Sotto remembered that Ryman was known for this piece of advice: “Be specifically vague.” He meant that designers should create something that anyone could relate to. “He allowed us to see ourselves there,” recalled Sotto.
Thank you so much for sharing this, Erin! Herb Ryman has had a special place in my heart ever since my trip to Disneyland in 2009. Back then, the Disneyland Hotel still had Ryman’s map of Disneyland on the entertainment system doors. Everytime I see that artwork, I remember how amazing that trip was.
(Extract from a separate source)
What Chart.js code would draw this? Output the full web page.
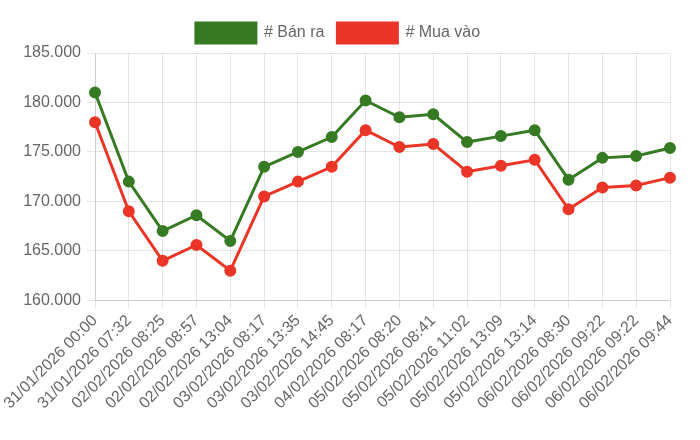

On a sidenote, does anyone know if Art of Disney has ever made a print of Ryman’s map available? I’d love to have a copy in my home.
I am an avid enthusiast of DISNEY artwork because I am an artist myself. I so enjoyed the quotes by Ryman and especially the NEW ORLEAN’S SQUARE landscape. And indeed, as Ryman wanted, I could SEE myself there. As if I were headed straight for PIRATES OF THE CARIBBEAN attraction, to be followed by a firefly and star lit lunch at BLUE BAYOU Restaurant. Thanks to DPB and Herb Ryman for adding substance to two of my most beloved DISNEY memories. ___ Jon
That is the picture on the wall in the Port Orleans French Quarter rooms, isn’t it?
Herb was definitely one of the masters. I love his concept art for EPCOT and the communities of Progress City.
The next time you’re at Disneyland, check out a little tree to the right of the castle, near Snow White’s wishing well….that’s Herb’s final Christmas tree. Purchased by his friend [and biographer] John Donaldson.
Another exceptional post about the history of the parks, and the incredible talents behind them, nice Erin! It brings to mind a recent podcast I heard where Sam Gennaway talked about how Disney parks are so inviting, so much fun to be at b/c they feel familiar to people, that you can’t help but think when you’re at the parks that you can relate to them. Thanks Herb!
Thank you, Dustin! I was so captivated by the presentations – it’s amazing to think of all the different talents that were needed to create Disneyland.